Setting up a home studio that actually sounds good

One of the most common questions I get is about my studio setup. People assume you need tens of thousands of dollars to make music that sounds professional. You don't.

Start with the room

Before you spend money on gear, think about your space. I'm working out of a spare bedroom in my Bay Area apartment, which came with all the acoustic challenges you'd expect—parallel walls, hardwood floors, and neighbors who don't love 808s at midnight.

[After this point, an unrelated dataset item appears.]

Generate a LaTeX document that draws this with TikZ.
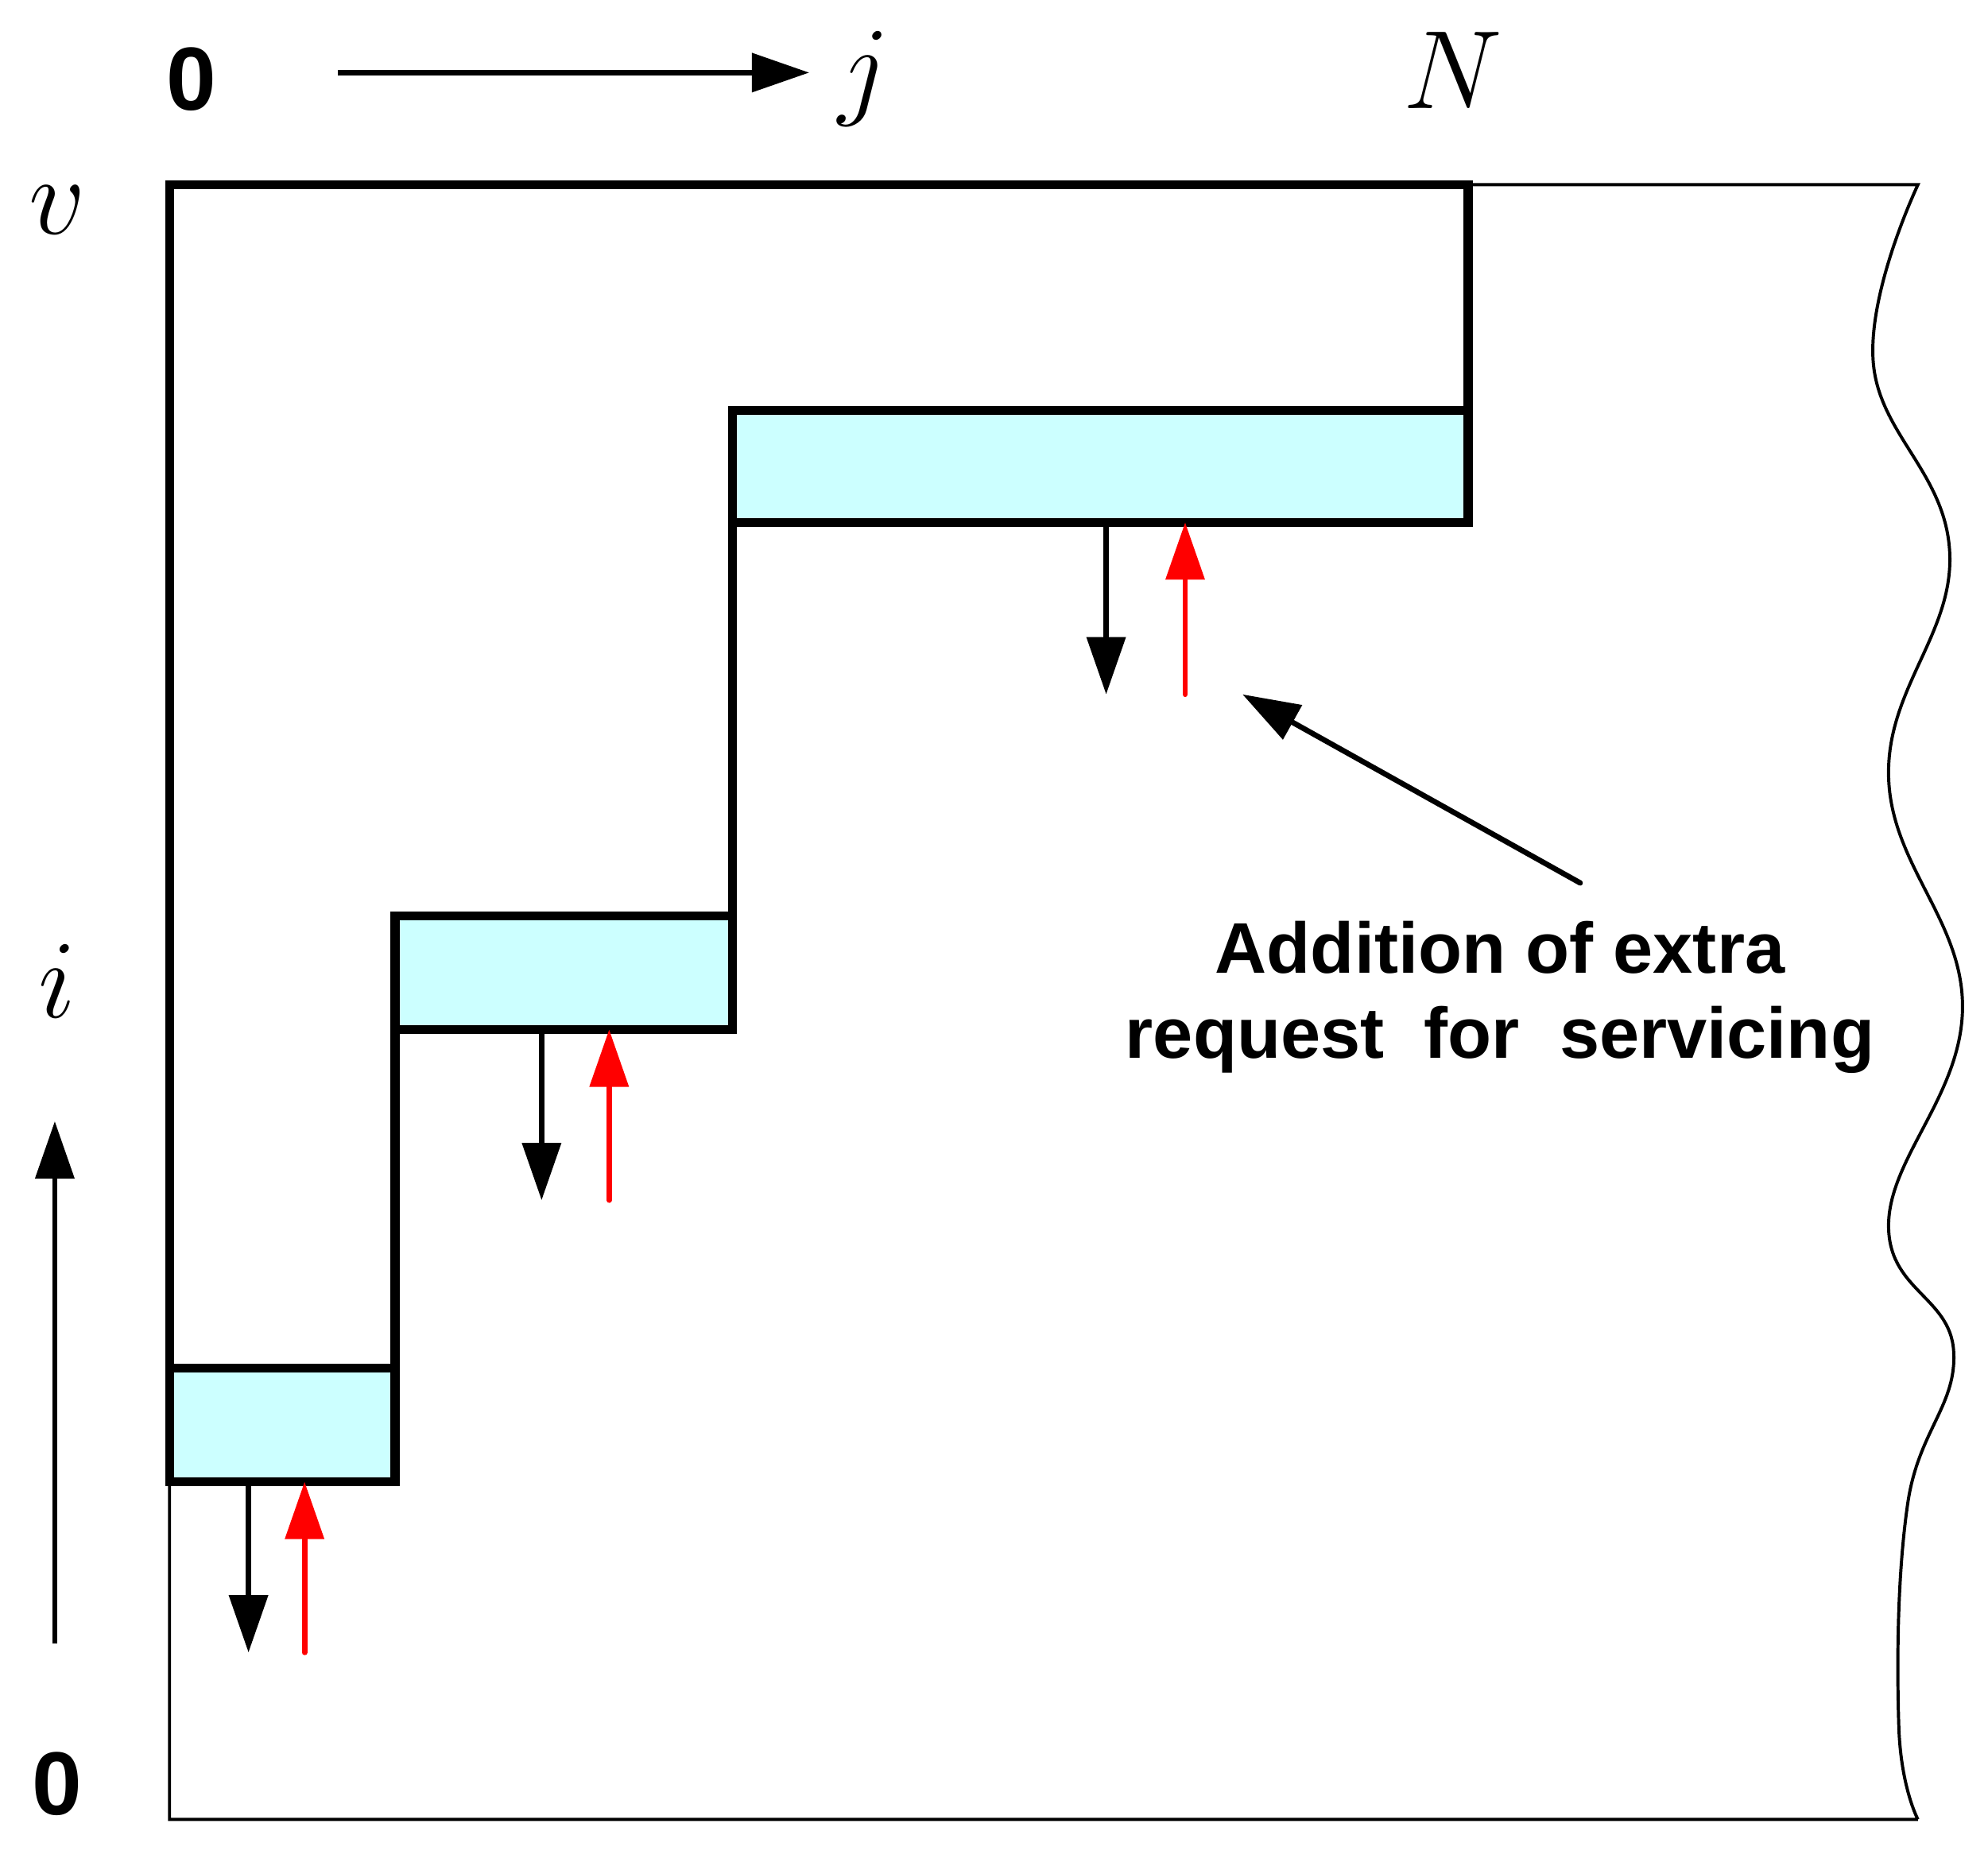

The fixes don't have to be expensive:

  • Bass traps in the corners - This made the biggest difference
  • Absorption panels at first reflection points - DIY rockwool panels work great
  • A thick rug - Seriously, it helps more than you'd think

The gear that matters

Here's my current signal chain for tracking and mixing:

Guitar/Keys → Apollo Twin X → Yamaha HS8s
                    ↓
            MacBook Pro M1 Max
                    ↓
              Ableton Live

The Apollo Twin was my biggest investment, but the built-in UAD plugins and near-zero latency monitoring make it worth every penny. I can track through an LA-2A compressor emulation without any perceptible delay.

Plugins over hardware

Hot take: for most home producers, plugins are a better investment than hardware. My FabFilter bundle and Soundtoys collection get used on literally every session. A hardware compressor that sounds as good as the Pro-C 2 would cost 10x as much.

The workflow advantage

The real benefit of a home setup is iteration speed. I can wake up with an idea, be tracking within 5 minutes, and have a rough mix by lunch. No booking studio time, no commute, no pressure.

My French bulldogs make excellent A&R—if they fall asleep during playback, I know the track needs more energy.

Keep it simple

The best studio is the one that gets out of your way. I've seen people with $50k setups who never finish anything because they're too busy tweaking gear. Start small, learn your tools deeply, and upgrade only when something is genuinely holding you back.